▼▼▼

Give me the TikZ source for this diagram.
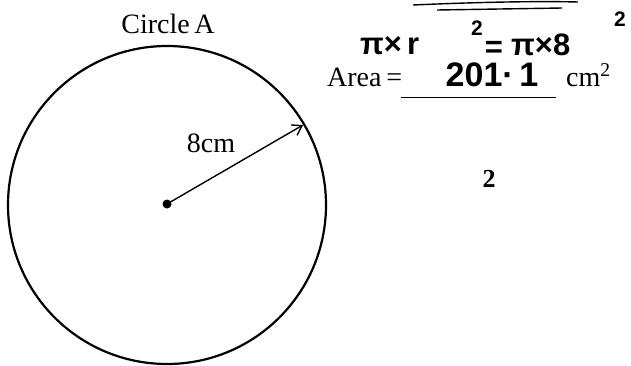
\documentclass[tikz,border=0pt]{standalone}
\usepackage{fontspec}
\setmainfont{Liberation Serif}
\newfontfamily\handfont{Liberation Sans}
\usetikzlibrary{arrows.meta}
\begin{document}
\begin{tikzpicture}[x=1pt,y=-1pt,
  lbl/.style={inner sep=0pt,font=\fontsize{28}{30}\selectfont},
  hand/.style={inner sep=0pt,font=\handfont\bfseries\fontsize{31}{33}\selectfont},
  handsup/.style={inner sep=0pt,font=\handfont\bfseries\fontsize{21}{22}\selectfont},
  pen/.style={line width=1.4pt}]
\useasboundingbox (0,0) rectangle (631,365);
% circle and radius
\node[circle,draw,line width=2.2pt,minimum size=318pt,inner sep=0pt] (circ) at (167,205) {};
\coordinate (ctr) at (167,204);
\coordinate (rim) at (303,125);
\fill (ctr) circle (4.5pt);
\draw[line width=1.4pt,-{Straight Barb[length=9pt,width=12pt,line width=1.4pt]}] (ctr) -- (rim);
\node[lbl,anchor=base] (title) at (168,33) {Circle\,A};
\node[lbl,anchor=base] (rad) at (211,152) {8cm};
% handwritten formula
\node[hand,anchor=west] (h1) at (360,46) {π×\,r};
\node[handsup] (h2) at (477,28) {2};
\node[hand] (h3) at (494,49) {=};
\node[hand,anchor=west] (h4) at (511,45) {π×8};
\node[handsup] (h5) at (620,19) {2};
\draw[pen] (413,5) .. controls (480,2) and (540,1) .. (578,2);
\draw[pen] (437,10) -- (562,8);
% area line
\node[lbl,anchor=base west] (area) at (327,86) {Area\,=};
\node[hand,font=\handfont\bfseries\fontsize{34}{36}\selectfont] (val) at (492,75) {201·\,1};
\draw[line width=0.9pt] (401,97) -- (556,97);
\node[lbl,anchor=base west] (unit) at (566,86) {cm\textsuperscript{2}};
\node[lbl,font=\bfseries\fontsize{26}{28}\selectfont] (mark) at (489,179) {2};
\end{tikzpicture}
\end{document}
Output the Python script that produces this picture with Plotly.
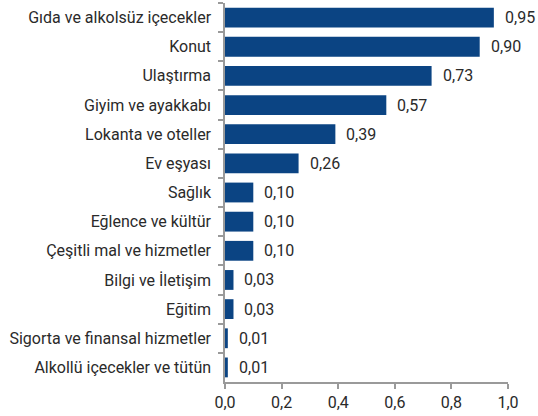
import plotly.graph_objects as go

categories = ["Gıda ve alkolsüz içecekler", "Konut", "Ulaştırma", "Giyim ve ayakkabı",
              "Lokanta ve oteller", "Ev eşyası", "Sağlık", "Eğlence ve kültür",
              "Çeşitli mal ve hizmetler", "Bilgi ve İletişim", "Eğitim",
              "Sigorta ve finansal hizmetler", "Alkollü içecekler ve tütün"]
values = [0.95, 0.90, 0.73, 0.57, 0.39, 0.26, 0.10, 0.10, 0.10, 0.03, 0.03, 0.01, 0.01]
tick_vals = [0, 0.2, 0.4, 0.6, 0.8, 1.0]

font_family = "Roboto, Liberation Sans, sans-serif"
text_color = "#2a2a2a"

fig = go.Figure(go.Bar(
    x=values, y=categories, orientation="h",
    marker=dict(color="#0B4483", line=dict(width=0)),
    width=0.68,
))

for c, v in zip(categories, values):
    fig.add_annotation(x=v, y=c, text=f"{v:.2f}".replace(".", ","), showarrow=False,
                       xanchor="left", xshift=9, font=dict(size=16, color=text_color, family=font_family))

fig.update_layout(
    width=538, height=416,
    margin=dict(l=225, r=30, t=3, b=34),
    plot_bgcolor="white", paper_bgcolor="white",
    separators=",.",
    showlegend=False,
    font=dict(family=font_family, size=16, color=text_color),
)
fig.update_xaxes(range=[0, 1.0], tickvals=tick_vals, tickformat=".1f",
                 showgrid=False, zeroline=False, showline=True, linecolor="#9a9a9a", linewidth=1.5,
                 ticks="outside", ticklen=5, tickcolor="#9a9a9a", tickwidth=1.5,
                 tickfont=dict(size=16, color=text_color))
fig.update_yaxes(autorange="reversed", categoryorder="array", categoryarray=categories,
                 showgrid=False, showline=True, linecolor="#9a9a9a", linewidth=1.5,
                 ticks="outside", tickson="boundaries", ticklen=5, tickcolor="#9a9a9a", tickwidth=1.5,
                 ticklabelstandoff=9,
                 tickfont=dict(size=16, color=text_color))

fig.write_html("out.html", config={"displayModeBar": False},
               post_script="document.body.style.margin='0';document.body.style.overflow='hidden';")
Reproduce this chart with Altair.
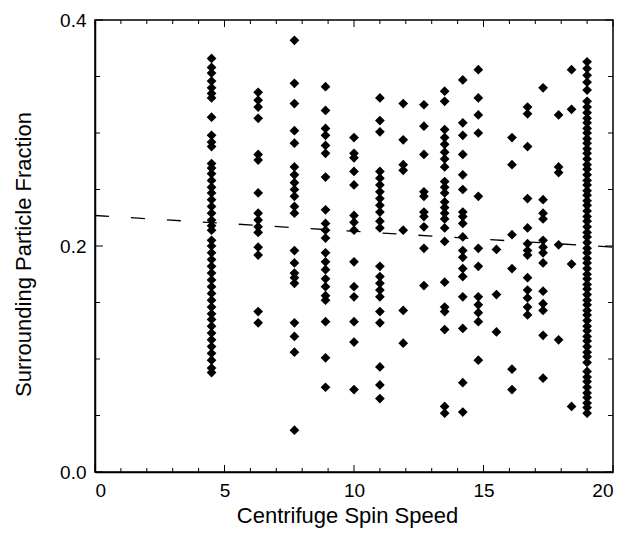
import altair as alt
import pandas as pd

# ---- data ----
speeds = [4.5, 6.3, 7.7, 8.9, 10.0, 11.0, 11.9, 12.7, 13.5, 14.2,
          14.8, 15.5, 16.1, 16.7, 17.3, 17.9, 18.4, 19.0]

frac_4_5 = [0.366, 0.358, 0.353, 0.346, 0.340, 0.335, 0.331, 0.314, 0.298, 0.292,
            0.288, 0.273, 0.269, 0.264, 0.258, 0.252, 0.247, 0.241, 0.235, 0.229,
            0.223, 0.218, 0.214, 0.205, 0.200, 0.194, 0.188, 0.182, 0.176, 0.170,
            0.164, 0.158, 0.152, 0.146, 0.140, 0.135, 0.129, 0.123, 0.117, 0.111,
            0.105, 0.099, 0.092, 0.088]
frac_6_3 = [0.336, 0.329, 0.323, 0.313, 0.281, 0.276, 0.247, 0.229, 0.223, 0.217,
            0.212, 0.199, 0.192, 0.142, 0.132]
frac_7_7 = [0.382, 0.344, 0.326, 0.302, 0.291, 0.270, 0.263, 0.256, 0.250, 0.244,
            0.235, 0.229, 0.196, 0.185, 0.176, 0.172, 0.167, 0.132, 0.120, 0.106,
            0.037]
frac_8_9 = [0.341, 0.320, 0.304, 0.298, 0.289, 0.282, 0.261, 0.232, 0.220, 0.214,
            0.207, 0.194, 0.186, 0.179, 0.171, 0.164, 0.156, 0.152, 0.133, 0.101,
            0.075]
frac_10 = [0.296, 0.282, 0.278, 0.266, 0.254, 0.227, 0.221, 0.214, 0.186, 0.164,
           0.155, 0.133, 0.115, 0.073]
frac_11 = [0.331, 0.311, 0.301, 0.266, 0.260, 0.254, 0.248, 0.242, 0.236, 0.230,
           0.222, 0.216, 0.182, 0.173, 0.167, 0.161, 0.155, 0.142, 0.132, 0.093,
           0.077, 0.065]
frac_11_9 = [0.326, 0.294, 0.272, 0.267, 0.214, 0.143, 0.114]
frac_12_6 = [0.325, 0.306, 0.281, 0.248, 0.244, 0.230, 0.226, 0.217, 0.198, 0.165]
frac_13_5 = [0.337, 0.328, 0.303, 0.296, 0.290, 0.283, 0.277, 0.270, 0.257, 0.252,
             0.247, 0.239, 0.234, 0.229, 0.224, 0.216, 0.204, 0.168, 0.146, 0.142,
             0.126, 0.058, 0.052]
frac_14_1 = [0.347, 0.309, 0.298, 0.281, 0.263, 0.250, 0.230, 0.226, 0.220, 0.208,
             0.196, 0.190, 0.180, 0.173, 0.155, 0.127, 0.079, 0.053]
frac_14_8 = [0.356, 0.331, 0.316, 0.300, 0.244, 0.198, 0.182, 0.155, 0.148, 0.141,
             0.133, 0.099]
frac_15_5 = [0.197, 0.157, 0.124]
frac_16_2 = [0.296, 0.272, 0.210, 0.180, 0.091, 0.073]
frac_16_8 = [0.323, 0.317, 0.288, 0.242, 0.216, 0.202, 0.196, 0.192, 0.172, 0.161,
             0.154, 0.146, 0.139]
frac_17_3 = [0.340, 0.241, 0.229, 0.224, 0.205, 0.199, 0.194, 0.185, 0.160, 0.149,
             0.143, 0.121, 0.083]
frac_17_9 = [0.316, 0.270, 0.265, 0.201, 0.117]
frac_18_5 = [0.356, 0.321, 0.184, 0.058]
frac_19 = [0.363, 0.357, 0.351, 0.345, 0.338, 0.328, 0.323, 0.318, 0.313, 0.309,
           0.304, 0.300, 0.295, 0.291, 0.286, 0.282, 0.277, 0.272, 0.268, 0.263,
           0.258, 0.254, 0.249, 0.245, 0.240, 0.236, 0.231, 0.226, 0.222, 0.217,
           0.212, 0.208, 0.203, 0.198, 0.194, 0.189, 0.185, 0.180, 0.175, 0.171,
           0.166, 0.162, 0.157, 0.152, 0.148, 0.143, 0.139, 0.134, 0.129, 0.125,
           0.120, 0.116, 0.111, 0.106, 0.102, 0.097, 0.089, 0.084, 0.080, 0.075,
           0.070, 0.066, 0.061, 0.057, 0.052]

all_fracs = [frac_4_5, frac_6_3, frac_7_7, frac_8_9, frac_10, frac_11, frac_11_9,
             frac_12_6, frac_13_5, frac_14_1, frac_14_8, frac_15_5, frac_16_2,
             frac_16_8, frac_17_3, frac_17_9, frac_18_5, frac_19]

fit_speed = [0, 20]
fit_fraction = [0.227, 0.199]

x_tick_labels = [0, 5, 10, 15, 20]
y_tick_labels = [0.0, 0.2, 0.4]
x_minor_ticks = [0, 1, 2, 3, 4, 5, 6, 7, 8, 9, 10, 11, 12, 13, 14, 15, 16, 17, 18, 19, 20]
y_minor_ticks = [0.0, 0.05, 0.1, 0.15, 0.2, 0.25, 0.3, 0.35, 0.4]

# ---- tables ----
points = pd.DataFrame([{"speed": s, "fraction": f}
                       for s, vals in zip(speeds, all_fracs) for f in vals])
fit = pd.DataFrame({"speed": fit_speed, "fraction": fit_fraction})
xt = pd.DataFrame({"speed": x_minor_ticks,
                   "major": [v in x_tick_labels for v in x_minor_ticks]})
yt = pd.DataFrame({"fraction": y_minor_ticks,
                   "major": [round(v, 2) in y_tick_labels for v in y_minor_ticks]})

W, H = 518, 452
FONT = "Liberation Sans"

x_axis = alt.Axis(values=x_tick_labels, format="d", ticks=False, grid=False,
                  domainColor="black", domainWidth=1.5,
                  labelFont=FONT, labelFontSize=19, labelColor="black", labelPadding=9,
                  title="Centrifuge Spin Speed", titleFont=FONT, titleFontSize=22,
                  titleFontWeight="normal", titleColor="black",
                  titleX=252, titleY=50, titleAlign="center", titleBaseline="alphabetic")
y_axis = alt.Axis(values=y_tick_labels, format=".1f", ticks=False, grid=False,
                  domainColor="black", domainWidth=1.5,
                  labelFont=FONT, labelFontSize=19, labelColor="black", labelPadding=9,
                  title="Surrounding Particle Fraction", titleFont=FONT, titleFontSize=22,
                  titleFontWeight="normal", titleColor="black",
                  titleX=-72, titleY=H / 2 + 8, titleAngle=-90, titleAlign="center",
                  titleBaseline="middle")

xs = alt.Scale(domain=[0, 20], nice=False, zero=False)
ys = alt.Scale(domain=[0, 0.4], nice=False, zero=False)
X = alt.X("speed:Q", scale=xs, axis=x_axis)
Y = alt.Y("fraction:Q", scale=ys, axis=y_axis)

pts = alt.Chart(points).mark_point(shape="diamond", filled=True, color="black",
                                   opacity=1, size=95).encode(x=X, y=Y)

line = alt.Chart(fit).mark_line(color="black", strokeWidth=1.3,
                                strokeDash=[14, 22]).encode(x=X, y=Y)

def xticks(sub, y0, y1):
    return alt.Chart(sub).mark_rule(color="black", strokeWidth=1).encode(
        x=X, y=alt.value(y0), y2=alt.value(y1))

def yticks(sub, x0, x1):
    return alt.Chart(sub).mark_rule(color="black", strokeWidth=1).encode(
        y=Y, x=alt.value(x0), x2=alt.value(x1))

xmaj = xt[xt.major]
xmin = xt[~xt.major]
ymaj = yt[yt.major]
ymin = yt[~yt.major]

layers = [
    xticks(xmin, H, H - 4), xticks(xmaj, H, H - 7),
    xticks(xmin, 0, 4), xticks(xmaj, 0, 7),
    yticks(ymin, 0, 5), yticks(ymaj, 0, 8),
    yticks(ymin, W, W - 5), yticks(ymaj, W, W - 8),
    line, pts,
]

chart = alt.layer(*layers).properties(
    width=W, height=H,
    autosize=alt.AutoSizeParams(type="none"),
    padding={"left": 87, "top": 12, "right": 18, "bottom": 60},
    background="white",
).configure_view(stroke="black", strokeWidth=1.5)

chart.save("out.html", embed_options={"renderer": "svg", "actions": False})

▲▲▲

■ Problem description
Print the line above containing "Output the Python", the line containing "tick_vals = [0, 0.2, 0.4, 0.6, 0.8, 1.0]", and everything between them, exactly as written. Pictures stay out.

■ Result of the exercise
Output the Python script that produces this picture with Plotly.
import plotly.graph_objects as go

categories = ["Gıda ve alkolsüz içecekler", "Konut", "Ulaştırma", "Giyim ve ayakkabı",
              "Lokanta ve oteller", "Ev eşyası", "Sağlık", "Eğlence ve kültür",
              "Çeşitli mal ve hizmetler", "Bilgi ve İletişim", "Eğitim",
              "Sigorta ve finansal hizmetler", "Alkollü içecekler ve tütün"]
values = [0.95, 0.90, 0.73, 0.57, 0.39, 0.26, 0.10, 0.10, 0.10, 0.03, 0.03, 0.01, 0.01]
tick_vals = [0, 0.2, 0.4, 0.6, 0.8, 1.0]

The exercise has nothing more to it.